I wasn’t a very good dancer when we had a party, but I’d still get up and try because he had always said to me, “I’d give anything to get on that dance floor. You have no idea what I would give to get up and dance, or walk, or whatever.”
Uncle George would have loved to have walked over there and sleep in that hammock tonight. He makes me think, “Geez, that guy – all the normal things we take for granted – he would die to do them again.” When my father died, I thought the same thing.
People don’t appreciate what we have any more. Like, when I go down Friendship Road doing the mail, I’m looking at the road but also at the water. People pass me, and I can tell they’re pissed off because they didn’t get their latte right at Dunkin’ Donuts. I can tell they don’t care about anything else. They are so angry about life. And they don’t know anything different.
Remember when we were kids? We were disconnected for the whole summer. We just went outside and played, and we came home when we were hungry. There was nothing about, “Why didn’t you answer my call? Why didn’t you press “like” on my Facebook post?”
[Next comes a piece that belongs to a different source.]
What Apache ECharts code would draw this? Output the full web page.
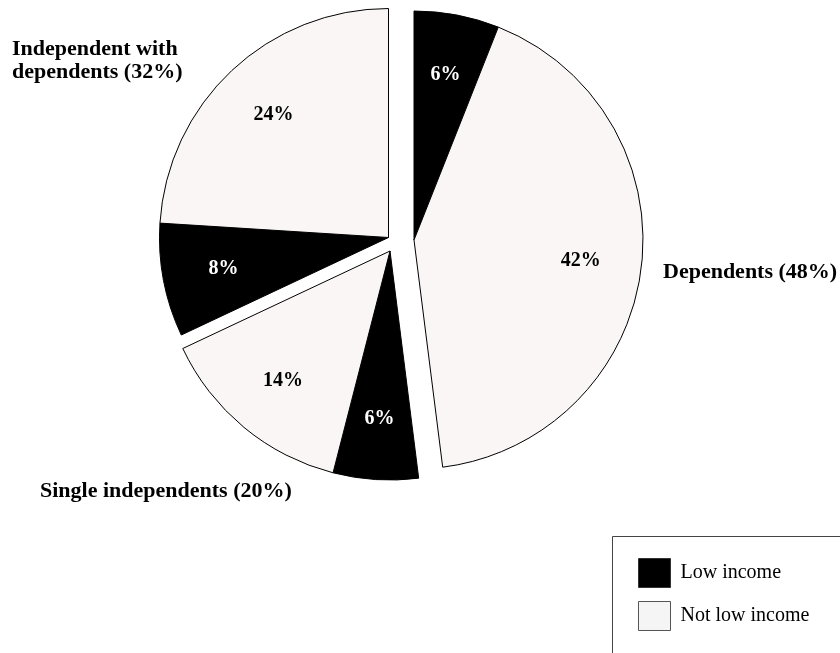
<!DOCTYPE html>
<html>
<head>
<meta charset="utf-8">
<title>Income status by dependency group</title>
<script src="https://cdn.jsdelivr.net/npm/echarts@6/dist/echarts.min.js"></script>
<style>
  html, body { margin: 0; padding: 0; background: #fff; }
  #chart { width: 840px; height: 653px; }
</style>
</head>
<body>
<div id="chart"></div>
<script>
// Groups, in clockwise order from 12 o'clock
const groupNames = ['Dependents', 'Single independents', 'Independent with\ndependents'];
// Share of all students (%) in each group, split by income class
const lowIncome = [6, 6, 8];
const notLowIncome = [42, 14, 24];
const incomeClasses = ['Low income', 'Not low income'];

const FONT = '"Liberation Serif", "Times New Roman", serif';
const classColors = ['#000000', '#faf6f5'];
const R = 229;
// each group is pulled slightly away from the centre
const groupCenters = [[414, 240], [390, 251], [388.5, 237.5]];
const groupLabelPos = [
  { x: 663, y: 272, v: 'middle' },
  { x: 40, y: 491, v: 'middle' },
  { x: 12, y: 38, v: 'top' }
];

// flat list of slices: [group][class]
const slices = [];
groupNames.forEach((g, gi) => {
  [lowIncome[gi], notLowIncome[gi]].forEach((v, ci) => {
    slices.push({ group: gi, cls: ci, value: v });
  });
});

function groupData(gi, forLabels) {
  return slices.map(s => {
    const own = s.group === gi;
    const item = { name: incomeClasses[s.cls], value: s.value };
    if (forLabels) {
      item.itemStyle = { color: 'rgba(0,0,0,0)', borderWidth: 0 };
      item.label = {
        show: own,
        color: s.cls === 0 ? '#ffffff' : '#000000'
      };
    } else if (own) {
      item.itemStyle = { color: classColors[s.cls], borderColor: '#000', borderWidth: 1 };
    } else {
      item.itemStyle = { color: 'rgba(0,0,0,0)', borderWidth: 0 };
    }
    return item;
  });
}

const series = [];
groupNames.forEach((g, gi) => {
  series.push({
    type: 'pie',
    center: groupCenters[gi],
    radius: [0, R],
    startAngle: 90,
    clockwise: true,
    avoidLabelOverlap: false,
    label: { show: false },
    labelLine: { show: false },
    emphasis: { disabled: true },
    data: groupData(gi, false)
  });
});
// value labels, placed on a ring part-way out from each group's centre
groupNames.forEach((g, gi) => {
  series.push({
    type: 'pie',
    center: groupCenters[gi],
    radius: [100, 230],
    startAngle: 90,
    clockwise: true,
    silent: true,
    legendHoverLink: false,
    avoidLabelOverlap: false,
    label: {
      position: 'inside',
      formatter: p => p.value + '%',
      fontFamily: FONT,
      fontWeight: 'bold',
      fontSize: 20
    },
    labelLine: { show: false },
    emphasis: { disabled: true },
    data: groupData(gi, true)
  });
});

const graphic = groupNames.map((g, gi) => {
  const total = lowIncome[gi] + notLowIncome[gi];
  const p = groupLabelPos[gi];
  return {
    type: 'text',
    x: p.x,
    y: p.y,
    style: {
      text: g + ' (' + total + '%)',
      font: 'bold 22px ' + FONT,
      fill: '#000',
      textVerticalAlign: p.v,
      verticalAlign: p.v,
      lineHeight: 23
    }
  };
});
// frame around the key; it runs off the right and bottom edges
graphic.push({
  type: 'rect',
  shape: { x: 612.5, y: 536.5, width: 260, height: 160 },
  style: { fill: 'none', stroke: '#444', lineWidth: 1 },
  silent: true
});

const legendSwatches = [
  { color: '#000000', borderColor: '#333', borderWidth: 1 },
  { color: '#f5f5f5', borderColor: '#555', borderWidth: 1 }
];

const chart = echarts.init(document.getElementById('chart'), null, { renderer: 'canvas' });
chart.setOption({
  animation: false,
  backgroundColor: '#ffffff',
  legend: {
    data: incomeClasses.map((n, i) => ({ name: n, itemStyle: legendSwatches[i] })),
    orient: 'vertical',
    left: 638,
    top: 558,
    padding: 0,
    itemWidth: 32,
    itemHeight: 29,
    itemGap: 13,
    icon: 'rect',
    selectedMode: false,
    textStyle: { fontFamily: FONT, fontSize: 20, color: '#000', padding: [0, 0, 0, 5] }
  },
  series: series,
  graphic: graphic
});
</script>
</body>
</html>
People don’t know how to park and put their feet in the water. They don’t think to make a stop at Chickawaukie on the way to Walmart. The other day I went shopping with my grandson and we pulled up to the landing, fooled around a while in the water and had a little barbecue with hotdogs.
It doesn’t have to be go-go-go all the time. You don’t have to mad all the time because it didn’t work out as planned. It’s fine when it doesn’t work out as planned.
And having no plans is fine, too, like sitting outside of my house last night and having a cook-out with my family, with people going by beeping the horn and everybody wishing everybody well. For an afternoon, everybody’s happy. And without buying all this fancy stuff either. They’re just out in the day, enjoying it.